Renewal of the Terrorism and Risk Insurance Act (TRIA) was a much talked about topic at the annual Risk and Insurance Management Society conference on Tuesday, a four-day conference in Los Angeles, Calif., that includes panels focused on a variety of risk-based topics.
More than 9,000 insurance industry professionals and people involved with risk management were at the conference, which included 376 exhibitors, according to RIMS Executive Director Mary Roth.
A hot topic at the conference was TRIA, and its pending expiration date, which is high on RIMS’ legislative radar this year, according to Carolyn Snow, board liaison to RIMS External Affairs Committee.
“We are very concerned about the renewal of TRIA, which expires in 2014,” said Snow, who talked about the importance of not waiting until next year to renew the act to avoid potential coverage gaps.
RIMS lobbyist and members started meeting to develop a campaign to push for a quick renewal of the act, which will include polling members this summer, according to Nathan Bacchus, RIMS senior government affairs manager.
“That’s our No. 1 national issue right now,” he said.

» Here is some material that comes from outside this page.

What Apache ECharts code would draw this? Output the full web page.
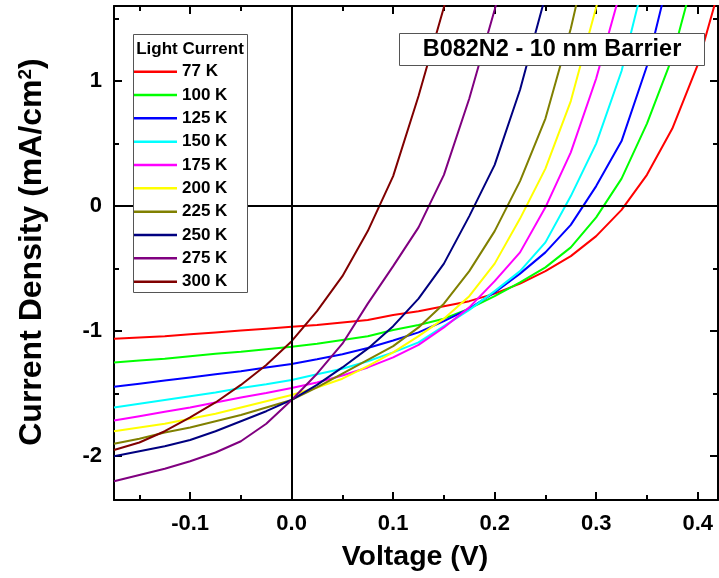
<!DOCTYPE html>
<html>
<head>
<meta charset="utf-8">
<script src="https://cdn.jsdelivr.net/npm/echarts@6/dist/echarts.min.js"></script>
<style>
  html, body { margin: 0; padding: 0; background: #fff; }
  #chart { width: 719px; height: 578px; }
</style>
</head>
<body>
<div id="chart"></div>
<script>
// Bias voltage sample points (V)
const voltage = [-0.175, -0.15, -0.125, -0.1, -0.075, -0.05, -0.025, 0, 0.025, 0.05,
                 0.075, 0.1, 0.125, 0.15, 0.175, 0.2, 0.225, 0.25, 0.275, 0.3,
                 0.325, 0.35, 0.375, 0.4, 0.425];

// Temperatures of the illuminated J-V sweeps
const temperatures = ['77 K', '100 K', '125 K', '150 K', '175 K', '200 K', '225 K', '250 K', '275 K', '300 K'];

// Current density (mA/cm^2) for each temperature, one value per voltage point
const j77K  = [-1.06, -1.05, -1.04, -1.025, -1.01, -0.995, -0.98, -0.965, -0.95, -0.93, -0.91, -0.87, -0.84, -0.80, -0.76, -0.70, -0.62, -0.52, -0.40, -0.24, -0.03, 0.25, 0.62, 1.13, 1.85];
const j100K = [-1.25, -1.235, -1.22, -1.20, -1.18, -1.165, -1.145, -1.125, -1.10, -1.07, -1.04, -0.99, -0.95, -0.90, -0.82, -0.72, -0.61, -0.49, -0.33, -0.09, 0.22, 0.66, 1.19, 1.95];
const j125K = [-1.445, -1.42, -1.395, -1.37, -1.345, -1.32, -1.29, -1.262, -1.225, -1.185, -1.135, -1.075, -1.01, -0.92, -0.82, -0.69, -0.54, -0.37, -0.15, 0.16, 0.52, 1.12, 1.95];
const j150K = [-1.61, -1.58, -1.55, -1.52, -1.49, -1.455, -1.425, -1.39, -1.345, -1.30, -1.24, -1.17, -1.09, -0.96, -0.83, -0.68, -0.52, -0.29, 0.08, 0.50, 1.08, 1.90];
const j175K = [-1.715, -1.68, -1.645, -1.61, -1.57, -1.53, -1.495, -1.455, -1.41, -1.355, -1.29, -1.21, -1.11, -0.97, -0.81, -0.60, -0.37, -0.01, 0.43, 1.02, 1.75];
const j200K = [-1.80, -1.77, -1.74, -1.70, -1.66, -1.61, -1.56, -1.51, -1.45, -1.38, -1.28, -1.17, -1.04, -0.90, -0.72, -0.46, -0.10, 0.30, 0.84, 1.59, 2.40];
const j225K = [-1.90, -1.86, -1.81, -1.77, -1.72, -1.67, -1.61, -1.55, -1.45, -1.34, -1.23, -1.12, -0.97, -0.78, -0.52, -0.20, 0.20, 0.70, 1.42, 2.30];
const j250K = [-2.00, -1.96, -1.92, -1.87, -1.80, -1.72, -1.64, -1.55, -1.43, -1.29, -1.14, -0.96, -0.74, -0.46, -0.08, 0.33, 0.93, 1.68];
const j275K = [-2.20, -2.15, -2.10, -2.04, -1.97, -1.88, -1.74, -1.55, -1.34, -1.10, -0.78, -0.48, -0.17, 0.25, 0.86, 1.57, 2.35];
const j300K = [-1.95, -1.89, -1.80, -1.69, -1.57, -1.43, -1.27, -1.08, -0.84, -0.56, -0.20, 0.24, 0.88, 1.59, 2.40];

// Tick positions
const xMajorTicks = [-0.1, 0, 0.1, 0.2, 0.3, 0.4];
const xMinorTicks = [-0.15, -0.05, 0.05, 0.15, 0.25, 0.35];
const yMajorTicks = [-2, -1, 0, 1];
const yMinorTicks = [-1.5, -0.5, 0.5, 1.5];

const currentSets = [j77K, j100K, j125K, j150K, j175K, j200K, j225K, j250K, j275K, j300K];
const lineColors = ['#ff0000', '#00ff00', '#0000ff', '#00ffff', '#ff00ff',
                    '#ffff00', '#808000', '#000080', '#800080', '#800000'];

const FONT = '"Liberation Sans", Arial, sans-serif';
const X_RANGE = { min: -0.175, max: 0.42 };
const Y_RANGE = { min: -2.35, max: 1.6 };

function frameAxis(position, ticks, len, showLine, labels) {
  const horizontal = position === 'bottom' || position === 'top';
  return {
    type: 'value',
    position: position,
    min: horizontal ? X_RANGE.min : Y_RANGE.min,
    max: horizontal ? X_RANGE.max : Y_RANGE.max,
    axisLine: { show: showLine, onZero: false, lineStyle: { color: '#000', width: 2 } },
    axisTick: { show: true, inside: true, length: len, customValues: ticks,
                lineStyle: { color: '#000', width: 2 } },
    axisLabel: labels ? Object.assign({ customValues: ticks }, labels) : { show: false },
    splitLine: { show: false },
    silent: true
  };
}

const tickLabelStyle = { color: '#000', fontFamily: FONT, fontWeight: 'bold', fontSize: 22 };

const series = temperatures.map((name, i) => ({
  name: name,
  type: 'line',
  xAxisIndex: 0,
  yAxisIndex: 0,
  data: currentSets[i].map((j, k) => [voltage[k], j]),
  symbol: 'none',
  showSymbol: false,
  clip: true,
  lineStyle: { color: lineColors[i], width: 2 },
  itemStyle: { color: lineColors[i] },
  emphasis: { disabled: true },
  animation: false
}));

// zero reference lines through the origin
series[0].markLine = {
  silent: true,
  symbol: ['none', 'none'],
  label: { show: false },
  animation: false,
  lineStyle: { color: '#000', width: 2, type: 'solid' },
  emphasis: { disabled: true },
  data: [{ xAxis: 0 }, { yAxis: 0 }]
};

const option = {
  backgroundColor: '#fff',
  animation: false,
  grid: { left: 114, right: 1, top: 6, bottom: 78, containLabel: false },
  xAxis: [
    frameAxis('bottom', xMajorTicks, 8, true,
      Object.assign({ margin: 13, formatter: v => v.toFixed(1) }, tickLabelStyle)),
    frameAxis('bottom', xMinorTicks, 5, false, null),
    frameAxis('top', xMajorTicks, 8, true, null),
    frameAxis('top', xMinorTicks, 5, false, null)
  ],
  yAxis: [
    frameAxis('left', yMajorTicks, 8, true,
      Object.assign({ margin: 12, formatter: v => String(v) }, tickLabelStyle)),
    frameAxis('left', yMinorTicks, 5, false, null),
    frameAxis('right', yMajorTicks, 8, true, null),
    frameAxis('right', yMinorTicks, 5, false, null)
  ],
  legend: {
    orient: 'vertical',
    left: 134,
    top: 63.2,
    padding: 0,
    icon: 'rect',
    itemWidth: 43,
    itemHeight: 2.5,
    itemGap: 6.33,
    selectedMode: false,
    z: 60,
    textStyle: { color: '#000', fontFamily: FONT, fontWeight: 'bold', fontSize: 17 },
    data: temperatures
  },
  graphic: [
    { type: 'rect', z: 50, silent: true,
      shape: { x: 133.5, y: 34.5, width: 114, height: 258 },
      style: { fill: '#fff', stroke: '#555', lineWidth: 1 } },
    { type: 'text', z: 51, silent: true, x: 190, y: 49,
      style: { text: 'Light Current', fill: '#000', font: 'bold 17px ' + FONT,
               align: 'center', verticalAlign: 'middle' } },
    { type: 'rect', z: 50, silent: true,
      shape: { x: 399.5, y: 33.5, width: 305, height: 32 },
      style: { fill: '#fff', stroke: '#555', lineWidth: 1 } },
    { type: 'text', z: 51, silent: true, x: 552, y: 50,
      style: { text: 'B082N2 - 10 nm Barrier', fill: '#000', font: 'bold 23.5px ' + FONT,
               align: 'center', verticalAlign: 'middle' } },
    { type: 'text', z: 51, silent: true, x: 415, y: 557,
      style: { text: 'Voltage (V)', fill: '#000', font: 'bold 28.5px ' + FONT,
               align: 'center', verticalAlign: 'middle' } },
    { type: 'text', z: 51, silent: true, x: 32, y: 252, rotation: Math.PI / 2,
      style: {
        text: '{a|Current Density (mA/cm}{s|2}{a|)}',
        align: 'center', verticalAlign: 'middle',
        rich: {
          a: { fill: '#000', fontFamily: FONT, fontWeight: 'bold', fontSize: 32 },
          s: { fill: '#000', fontFamily: FONT, fontWeight: 'bold', fontSize: 19, verticalAlign: 'top' }
        }
      } }
  ],
  series: series
};

const chart = echarts.init(document.getElementById('chart'), null, { renderer: 'canvas' });
chart.setOption(option);
</script>
</body>
</html>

Panels on Tuesday included energy, the restaurant industry, technology, transportation, workers’ compensation, sustainable buildings and real estate.
Risk in the casino industry must be weighed against the odds that whatever enterprise is being undertaken by the casino operator will prove worth it.
That was according to panelists on a panel focused on the casino industry, which included Christian Ryan, senior vice president of Willis, Joy Sinberg, deputy director of risk management for the Seminole Tribes of Florida, and Doug Wyrsch, executive director of insurance for MGM Resorts International.
Sinberg outlined the areas of exposures with which casino operations are concerned, including entertainment, pyrotechnics, environmental exposures, product liability and security.
Entertainment is a risk, she said, because a casino operator can go out and book a big act that might draw droves of ticket payers and would be gamblers, but it’s crucial to weigh whether that act was worth it.
“What are they bringing to the table,” is an essential question to ask, she said. Acts that draw rowdy crowds, or entertainers demanding to be paid too much are not worth it, she added.
Conversely, one added feature brought to her attention recently was a “Dinner in the Sky” event in which dignitaries, VIPs and big spenders were hoisted on a platform via crane high in the air for a dinner and a view of the casino and surrounding area.
It was a risk consideration, but the marketing value was worth it, she said.
In a real estate panel speaker Jeff Alpaugh, managing director of the global real estate practice for Marsh & McLennan Cos., talked about the lessons learned from Superstorm Sandy, which racked up $20 billion in insured losses and counting.
Among the struggles amid the recovery from the massive storm that slammed into the Eastern Seaboard in 2012 has been a struggle to understand what was and was not covered under the National Flood Insurance Program, he said.
“There’s a lot of confusion about NFIP and what it covers,” Alpaugh said.
Among the other impacts are new flood maps in which new assets are becoming part of a new flood hazard zone, and increased pricing, he said.
In a panel on green construction Stephen Grossmark, a partner in Tressler LLP, said interest in obtaining LEED certification is picking up, and that green standards should be considered dynamic, although achieving the minimal level of LEED is not difficult.
“It’s not whether you’re going to get a LEED certification it’s how green you’re going to be,” he said.
The next version of LEED standards are due out by the end of the year, he noted.
James McLnerney, a vice president at Leopardo Cos. Inc. sees the green trend as just at the beginning.
“What’s interesting about the sustainable movement is it’s unknown,” he said. “It’s still in its infancy.”
He also said he sees more interest in LEED as costs to build sustainably continue to come down.
According to his figures, it adds roughly between 5 percent and 8 percent to a building’s cost to achieve platinum certification, the highest level of LEED. To get to gold it adds 3 percent to 5 percent and silver adds 1 percent to 3 percent. To get a basic LEED certification the cost is minimal, he said.
During the conference RIMS also announced the formation of its 81st and 82nd chapters: RIMS Australasia Chapter headquartered in Melbourne and RIMS Peru Chapter in Lima. RIMS now has more than 11,000 members, operating in more than 60 countries. The Society’s 82 Chapters are located in the United States, Canada, Japan, Mexico, Australia and Peru.